I'm conflicted though because while I wanted Kaladin to become a Radiant and say the words and get Syl back and all that yada, and I liked Elhokar and didn’t want him to die, I almost think the book would have been more interesting if Kaladin had killed him. I was kind of interested in that dilemma and leaning towards removing him. That would have been too dark for Sanderson’s tastes, but it would have worked for me. But then book three would be a thousand pages of Kaladin whining his remorse. Spare me.

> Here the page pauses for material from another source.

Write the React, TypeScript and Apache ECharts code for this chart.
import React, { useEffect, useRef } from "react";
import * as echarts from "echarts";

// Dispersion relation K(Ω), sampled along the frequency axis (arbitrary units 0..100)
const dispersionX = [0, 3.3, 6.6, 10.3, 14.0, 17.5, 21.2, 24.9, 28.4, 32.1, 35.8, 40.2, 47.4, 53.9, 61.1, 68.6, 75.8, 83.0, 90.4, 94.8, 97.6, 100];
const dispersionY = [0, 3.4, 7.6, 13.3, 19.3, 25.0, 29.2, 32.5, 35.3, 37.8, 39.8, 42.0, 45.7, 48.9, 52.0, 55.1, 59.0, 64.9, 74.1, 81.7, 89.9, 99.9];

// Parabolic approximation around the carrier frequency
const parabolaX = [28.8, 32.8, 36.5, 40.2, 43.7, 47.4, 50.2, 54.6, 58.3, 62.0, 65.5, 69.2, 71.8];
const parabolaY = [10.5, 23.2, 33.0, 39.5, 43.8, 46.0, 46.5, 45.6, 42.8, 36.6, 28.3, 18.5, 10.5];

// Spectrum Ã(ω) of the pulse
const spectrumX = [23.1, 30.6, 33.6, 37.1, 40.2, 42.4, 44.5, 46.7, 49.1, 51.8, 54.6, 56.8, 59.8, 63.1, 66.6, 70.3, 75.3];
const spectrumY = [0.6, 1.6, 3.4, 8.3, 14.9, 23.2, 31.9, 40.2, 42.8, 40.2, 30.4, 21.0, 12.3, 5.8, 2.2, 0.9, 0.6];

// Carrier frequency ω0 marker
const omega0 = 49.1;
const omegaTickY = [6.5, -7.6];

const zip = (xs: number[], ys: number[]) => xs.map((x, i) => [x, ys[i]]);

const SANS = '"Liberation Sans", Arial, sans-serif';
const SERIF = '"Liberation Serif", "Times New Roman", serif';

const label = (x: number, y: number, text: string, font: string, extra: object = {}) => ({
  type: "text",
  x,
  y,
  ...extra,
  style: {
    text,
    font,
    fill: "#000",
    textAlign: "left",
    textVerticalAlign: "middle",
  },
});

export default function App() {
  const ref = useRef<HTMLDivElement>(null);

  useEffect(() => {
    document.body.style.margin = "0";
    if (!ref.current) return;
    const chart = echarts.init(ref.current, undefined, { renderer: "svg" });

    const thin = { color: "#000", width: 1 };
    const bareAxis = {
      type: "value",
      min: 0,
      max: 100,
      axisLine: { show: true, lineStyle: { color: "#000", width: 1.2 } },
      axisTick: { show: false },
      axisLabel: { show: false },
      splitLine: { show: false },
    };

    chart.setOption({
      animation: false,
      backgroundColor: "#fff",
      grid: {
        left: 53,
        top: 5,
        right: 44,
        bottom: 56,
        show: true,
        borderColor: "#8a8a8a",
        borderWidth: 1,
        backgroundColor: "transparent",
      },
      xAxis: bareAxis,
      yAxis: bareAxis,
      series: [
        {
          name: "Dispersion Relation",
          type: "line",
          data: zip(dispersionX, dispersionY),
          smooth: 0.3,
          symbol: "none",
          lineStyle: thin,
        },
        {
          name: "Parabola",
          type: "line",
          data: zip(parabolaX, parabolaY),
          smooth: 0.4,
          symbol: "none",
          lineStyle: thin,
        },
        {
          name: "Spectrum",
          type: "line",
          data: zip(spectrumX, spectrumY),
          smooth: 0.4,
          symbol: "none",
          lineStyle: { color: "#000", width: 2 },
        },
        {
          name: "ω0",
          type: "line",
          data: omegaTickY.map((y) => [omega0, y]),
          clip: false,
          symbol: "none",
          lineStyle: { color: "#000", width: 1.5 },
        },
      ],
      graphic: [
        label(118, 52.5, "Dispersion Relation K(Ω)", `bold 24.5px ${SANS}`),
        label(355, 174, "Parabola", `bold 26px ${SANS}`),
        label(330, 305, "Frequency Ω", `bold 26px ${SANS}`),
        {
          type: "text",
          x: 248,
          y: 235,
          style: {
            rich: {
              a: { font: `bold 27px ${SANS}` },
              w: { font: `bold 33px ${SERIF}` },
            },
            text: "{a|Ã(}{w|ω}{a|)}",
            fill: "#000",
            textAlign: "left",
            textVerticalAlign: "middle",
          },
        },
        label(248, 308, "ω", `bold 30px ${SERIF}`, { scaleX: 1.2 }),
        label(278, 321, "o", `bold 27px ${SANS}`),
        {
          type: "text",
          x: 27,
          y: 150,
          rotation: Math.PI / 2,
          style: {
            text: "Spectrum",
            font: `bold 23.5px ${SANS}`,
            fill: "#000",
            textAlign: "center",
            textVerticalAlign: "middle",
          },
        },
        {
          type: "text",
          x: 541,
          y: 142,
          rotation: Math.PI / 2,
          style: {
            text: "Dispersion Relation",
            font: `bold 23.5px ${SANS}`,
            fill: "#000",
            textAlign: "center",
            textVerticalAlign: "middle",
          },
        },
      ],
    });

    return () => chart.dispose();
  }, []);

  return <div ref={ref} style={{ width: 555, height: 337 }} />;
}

Here’s what I liked about the book: Everything else. The payout on the storms that were coming was very good. The ending was a thrill to read because the stakes were so high, it seemed impossible that they could get out, and Shallan my beloved was the key to their survival, which makes my day (even if her IQ is a fraud, she’s still my favorite character, other than Jasnah). I’m glad that they won on the plains against the Parshendi without a character death (so overrated, I like my characters breathing, thank you) except Roion, who blossomed into a hero all of half a page before he died. Poor guy. I like that the next book is set up to deal with all the parshmen transforming and the Knights Radiant returning.
Oh and I liked Shallan’s flashbacks, which many people hated. The best comment I read on Amazon did point out that it was exactly the same as the Tien story in Kaladin’s flashbacks, where the reveal wasn’t a reveal because you already knew, and it was set up like a plot twist even though it wasn’t, but I’m glad that in Shallan’s case the “twist” was covered in all of one sentence, like ripping off the bandaid. Yep, the “mystery” turned out exactly the way we knew all along, but at least we didn't have to read a whole damn chapter dramatically expounding it.

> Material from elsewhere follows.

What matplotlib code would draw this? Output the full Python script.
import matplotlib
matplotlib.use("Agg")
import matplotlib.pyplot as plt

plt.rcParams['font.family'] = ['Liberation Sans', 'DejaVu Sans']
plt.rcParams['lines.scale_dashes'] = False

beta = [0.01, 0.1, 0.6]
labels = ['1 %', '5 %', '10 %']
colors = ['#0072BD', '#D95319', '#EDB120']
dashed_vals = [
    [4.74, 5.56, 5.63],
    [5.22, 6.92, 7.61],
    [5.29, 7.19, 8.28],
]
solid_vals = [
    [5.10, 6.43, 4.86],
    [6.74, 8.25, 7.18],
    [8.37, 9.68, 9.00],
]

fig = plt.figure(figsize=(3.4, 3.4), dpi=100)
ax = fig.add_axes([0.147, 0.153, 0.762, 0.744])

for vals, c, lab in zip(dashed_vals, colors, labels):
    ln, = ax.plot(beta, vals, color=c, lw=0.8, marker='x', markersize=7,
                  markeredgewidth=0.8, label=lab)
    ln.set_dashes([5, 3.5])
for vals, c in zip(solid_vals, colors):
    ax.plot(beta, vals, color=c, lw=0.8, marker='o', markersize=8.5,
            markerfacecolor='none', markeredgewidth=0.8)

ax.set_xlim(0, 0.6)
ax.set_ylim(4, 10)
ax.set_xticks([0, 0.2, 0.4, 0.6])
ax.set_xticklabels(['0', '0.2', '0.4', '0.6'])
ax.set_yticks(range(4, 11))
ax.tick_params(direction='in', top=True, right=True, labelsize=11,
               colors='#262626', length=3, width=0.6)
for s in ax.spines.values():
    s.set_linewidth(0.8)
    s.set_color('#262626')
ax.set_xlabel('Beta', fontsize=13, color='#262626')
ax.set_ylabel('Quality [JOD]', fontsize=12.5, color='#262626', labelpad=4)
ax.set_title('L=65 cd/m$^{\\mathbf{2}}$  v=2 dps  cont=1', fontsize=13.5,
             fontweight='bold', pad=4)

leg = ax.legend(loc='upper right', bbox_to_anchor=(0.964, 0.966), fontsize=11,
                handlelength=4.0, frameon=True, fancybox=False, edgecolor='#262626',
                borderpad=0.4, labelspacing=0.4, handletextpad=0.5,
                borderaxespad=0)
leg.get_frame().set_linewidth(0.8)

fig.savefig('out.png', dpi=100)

Words of Radiance was enjoyable in its escapism and the satisfaction of its journey and conclusion, but to be critical there were some imperfections. I loved it but I think it’s delusional to call it perfect or to give it five stars, if five stars means to you what it does to me — that it couldn't have been better than what it was (i.e. it has no flaws that couldn't have been helped), that it is the best the genre has to offer (the best among comparable books), that a second reading improves rather than diminishes the experience of its quality. It could have been better — it could have been trimmed, and one of Sanderson's giant team of editors could have pointed out that Shallan's witty dialogue needed elevation, or that Kaladin is getting a bit tired. No, really tired. The series might come to be among the best of the genre, but this particular volume is not. It's no The Great Hunt or The Gunslinger or A Storm of Swords; it's not even Eragon (because unlike Kaladin, that little bugger was only unlikable for ONE volume). I don't think I could stand to read it again, unlike The Way of Kings, but if I do, I feel like there will be less to uncover on a second read, and not more.
There are 1500 five star reviews for this book and I think that’s crazy. The Way of Kings was worth five stars. Words of Radiance is a cut below.